Low Brow Poutine

The great Toronto poutine challenge: low brow poutine

Today I walked into Dangerous Dan's and against my better judgement - I was really hungry - I ordered a large poutine. Up until now I've been bracing myself a little; looking at the long road ahead has been enough to keep me ordering small portions when possible. Despite my stature - 200+ lbs - I have a relatively small appetite, but in the name of being a good sport, today I just went for it.

But it might not have been the best day to "just go for it." For those unfamiliar, Dangerous Dan's is the kind of place where you can get a 24oz burger topped with a quarter pound of cheese, a quarter pound of bacon and two fried eggs - it comes with a poutine and a large shake. Dangerous Dan likes things big and messy. This is not the place for detecting subtle flavours or noticing the richness that the addition of organ meat might have added to the stock. They don't import artisanal cheese curds from monasteries in Northern Quebec and their potatoes are not organic.

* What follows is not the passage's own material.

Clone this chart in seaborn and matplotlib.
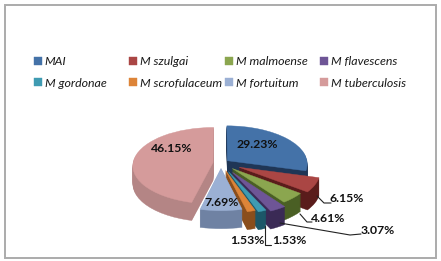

What Dangerous Dan's is, is a place to mash food into your gullet after a case of Molson Ex, and in that capacity they are #1. Let's see how the poutine stacks up:


I'm just going to come out and say it - these are frozen. They look like those McCain "Steak Cut" fries that are miniature 2x4s. It's a big turn off to me to get frozen fries in a restaurant, there's really no excuse. Potatoes are about the cheapest thing you can buy in a grocery store and the difference it makes is pretty substantial. So for me, the frozenness is kind of a deal breaker; it makes me feel like I've been cheated. 1/5


Again, this stuff isn't made in house. It's light brown, totally opaque, almost certainly came from a packet and there's way too much of it. That last part is a common error in poutine construction though; one of the greatest challenges in creating a perfect poutine is knowing when to hold back. The fries need to get coated, but you don't want to be eating a pile of soggy mush by the end, especially when it's of the sodium enriched OXO variety. 1/5


These are curds in name only, even by the time the plate landed on my table they had already been reduced to a stringy, goo. They're almost certainly made from processed cheese, they're quite salty and again, there's far too many of them. Not that melted cheese is a bad thing, but good cheese curds should hold up to the heat. 2/5


Like the rest of the menu at Dangerous Dan's, this poutine is big. Again there are two sizes, but there is never any need to order the large - ever, trust me. 4/5

Price: $4.65/$6.25

Total: 8/20

What can I say; the double "D" does it big if he's going to do it at all. I must admit though, despite my best efforts I only managed to shovel through about two thirds of this thing - if that. The fries worked like sponges and by the time I quit they were soaked through with brown sauce. It's the kind of poutine you could really just make at home. There's no need for a deep fryer when you're buying from McCain and brown sauce can be assembled in minutes.

However, since this is an entirely unscientific excursion and I can basically rate things how I please, I am giving Dangerous Dan's three bonus points. Why? Because I respect the gusto of a 24oz burger, that's why - and the guys that work there scare me a little bit.